DIRECTION -> Only the lines from the start of the data to the line containing "from matplotlib.ticker import FuncFormatter", both included, should be output, exactly and without pictures.

## START GIVEN DATA

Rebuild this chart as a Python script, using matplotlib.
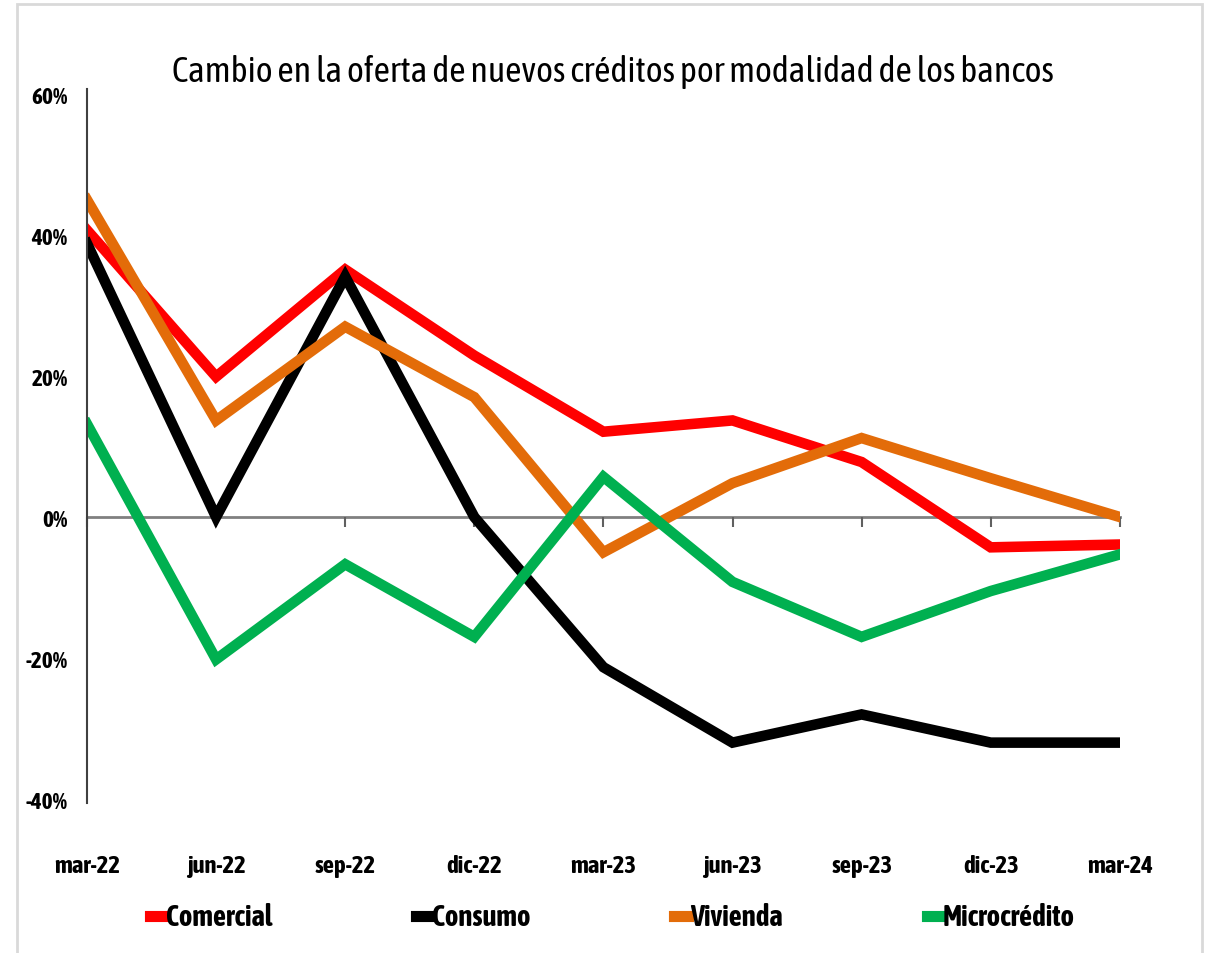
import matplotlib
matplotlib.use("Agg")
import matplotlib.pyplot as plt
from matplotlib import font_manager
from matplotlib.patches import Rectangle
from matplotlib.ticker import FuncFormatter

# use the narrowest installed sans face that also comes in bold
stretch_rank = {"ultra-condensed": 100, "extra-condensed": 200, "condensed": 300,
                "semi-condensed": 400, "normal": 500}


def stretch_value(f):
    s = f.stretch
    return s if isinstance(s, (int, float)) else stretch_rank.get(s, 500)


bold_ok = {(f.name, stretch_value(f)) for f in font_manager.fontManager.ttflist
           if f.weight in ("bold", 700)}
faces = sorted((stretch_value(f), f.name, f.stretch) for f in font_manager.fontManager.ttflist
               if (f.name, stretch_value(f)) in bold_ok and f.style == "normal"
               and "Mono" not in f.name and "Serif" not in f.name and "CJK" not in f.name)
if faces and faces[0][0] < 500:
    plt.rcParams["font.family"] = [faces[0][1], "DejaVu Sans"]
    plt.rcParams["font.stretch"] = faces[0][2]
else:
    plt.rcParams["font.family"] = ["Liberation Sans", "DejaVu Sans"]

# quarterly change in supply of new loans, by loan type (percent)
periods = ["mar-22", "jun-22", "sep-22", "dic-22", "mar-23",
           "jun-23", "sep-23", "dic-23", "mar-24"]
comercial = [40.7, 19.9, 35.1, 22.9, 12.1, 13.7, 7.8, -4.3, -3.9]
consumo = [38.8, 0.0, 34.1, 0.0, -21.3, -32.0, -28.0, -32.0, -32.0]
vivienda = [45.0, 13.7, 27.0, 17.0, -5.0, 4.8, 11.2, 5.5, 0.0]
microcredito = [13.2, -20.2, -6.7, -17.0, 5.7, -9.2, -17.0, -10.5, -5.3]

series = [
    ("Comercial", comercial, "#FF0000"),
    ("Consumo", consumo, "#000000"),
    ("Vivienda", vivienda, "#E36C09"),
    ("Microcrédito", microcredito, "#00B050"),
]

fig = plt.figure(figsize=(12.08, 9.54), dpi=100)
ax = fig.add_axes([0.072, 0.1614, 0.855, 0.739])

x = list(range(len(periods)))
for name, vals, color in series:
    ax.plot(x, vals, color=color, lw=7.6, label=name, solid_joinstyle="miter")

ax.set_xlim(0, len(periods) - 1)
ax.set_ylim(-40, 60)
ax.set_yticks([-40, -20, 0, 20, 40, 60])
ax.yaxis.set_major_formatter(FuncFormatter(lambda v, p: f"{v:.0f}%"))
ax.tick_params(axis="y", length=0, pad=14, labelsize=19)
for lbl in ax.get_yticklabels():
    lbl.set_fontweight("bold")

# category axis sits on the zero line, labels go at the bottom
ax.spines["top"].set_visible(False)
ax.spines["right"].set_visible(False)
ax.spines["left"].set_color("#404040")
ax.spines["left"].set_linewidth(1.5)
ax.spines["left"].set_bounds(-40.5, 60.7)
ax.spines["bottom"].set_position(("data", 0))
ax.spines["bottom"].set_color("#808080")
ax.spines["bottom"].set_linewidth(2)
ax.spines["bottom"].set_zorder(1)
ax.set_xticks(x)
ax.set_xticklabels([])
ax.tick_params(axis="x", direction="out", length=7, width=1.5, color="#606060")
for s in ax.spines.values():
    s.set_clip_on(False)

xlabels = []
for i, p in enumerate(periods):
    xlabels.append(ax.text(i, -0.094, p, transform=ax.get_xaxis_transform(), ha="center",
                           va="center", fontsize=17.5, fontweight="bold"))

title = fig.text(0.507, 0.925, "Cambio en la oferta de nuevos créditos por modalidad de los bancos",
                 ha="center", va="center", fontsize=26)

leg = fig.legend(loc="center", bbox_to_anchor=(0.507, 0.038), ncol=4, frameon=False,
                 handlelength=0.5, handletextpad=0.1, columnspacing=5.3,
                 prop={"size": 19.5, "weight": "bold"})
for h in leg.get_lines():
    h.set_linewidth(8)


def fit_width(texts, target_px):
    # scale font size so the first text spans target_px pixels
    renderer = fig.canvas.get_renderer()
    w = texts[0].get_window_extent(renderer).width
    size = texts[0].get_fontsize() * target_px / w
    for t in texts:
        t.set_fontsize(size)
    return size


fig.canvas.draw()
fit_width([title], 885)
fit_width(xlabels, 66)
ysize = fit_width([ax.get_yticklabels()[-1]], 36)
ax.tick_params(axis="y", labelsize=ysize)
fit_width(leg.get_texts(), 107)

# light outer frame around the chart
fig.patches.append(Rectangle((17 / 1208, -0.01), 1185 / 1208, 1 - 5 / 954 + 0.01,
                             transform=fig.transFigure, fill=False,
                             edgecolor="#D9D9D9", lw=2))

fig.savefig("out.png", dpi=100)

## END GIVEN DATA

SOLVED PROBLEM ->
Rebuild this chart as a Python script, using matplotlib.
import matplotlib
matplotlib.use("Agg")
import matplotlib.pyplot as plt
from matplotlib import font_manager
from matplotlib.patches import Rectangle
from matplotlib.ticker import FuncFormatter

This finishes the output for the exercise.